The Jetsons Fallacy – Part I


Who didn’t watch The Jetsons with fascination and hope that one day our homes would someday be smart and automated? It captured the imagination of many, including one of our portfolio company entrepreneurs Shaun Springer. Shaun is the founder of Astro, a company that aims to create “Simpler Solutions for a Smarter Home” starting with a simple (and smart) lightbulb.

When I first met Shaun, it was in a serendipitous social setting. Quite frankly, I didn’t even know he had a startup at the time, nor was I looking to invest in a pre-prototype smart home company. As our conversation continued he began to talk about the smart home space and I was drawn in by his vision and incredibly thoughtful approach towards it.
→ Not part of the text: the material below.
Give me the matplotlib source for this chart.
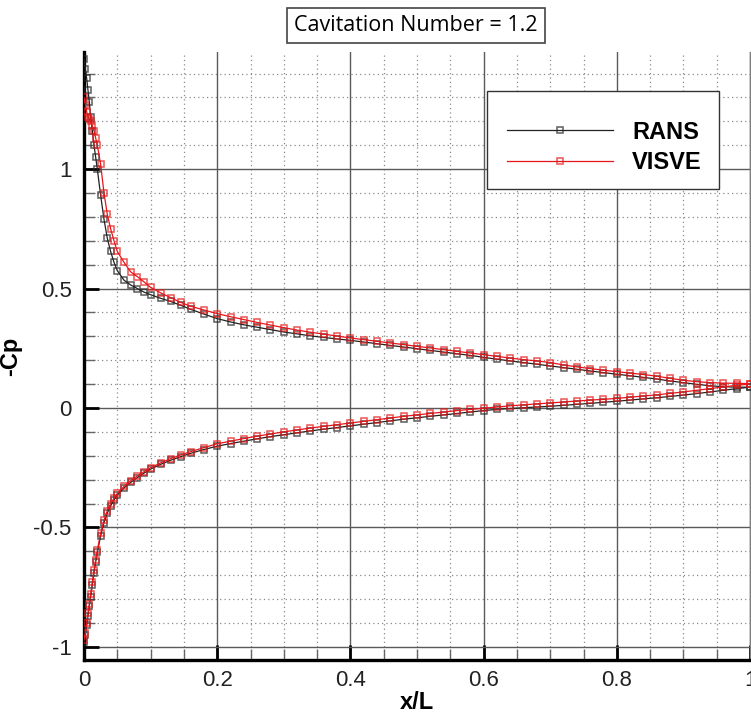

I later learned that Shaun had a startup and a few months later we were sitting in my office talking about it. Ten minutes into our conversation, I knew I wanted to invest.

Below we share the first of his three part blog series on how he started in the smart home space, what he is building now and where he sees it all going.

-Cameron

As a kid, I remember, visiting my uncle Robert’s house out in Roslyn, NY and being so enamored with his fancy theater, jam packed with gadgets like a state-of-the-art laser disc player and a 120” projector. With the push of a button, the lights would dim, a projector screen would drop from the ceiling, and video would play in glorious 5.1 surround sound. As far as I was concerned, it was like the Jetsons had come to life.

Obviously, this system wasn’t available to just anyone. Robert was — and still is — one of the world’s best Crestron installers, and because of my relationship with him, I was fortunate enough to have been employed as a Crestron installer between semesters in college. Being young and inexperienced, I wound up having the job of cable runner, which really means I lugged massive spools of cat5 and speaker wire around a series of enormous gutted homes in the Hamptons. I ran wire all over the home, through wall studs, and under floors. I meticulously labeled and categorized each strand so that the programmers and installers knew how to connect each device to the network.

I worked with architects, project managers, and subcontractors. The resulting orchestra of systems and personnel was impressive enough to justify the lofty six-figure price tags that these systems carried. As luck would have it, in 2009 I decided to join Crestron as a Software Architect, and wound up leading a team of engineers and designers tasked with creating their next-generation tools and interfaces. We built beautiful software that solved complex integration problems and created carefully thought-out user experiences.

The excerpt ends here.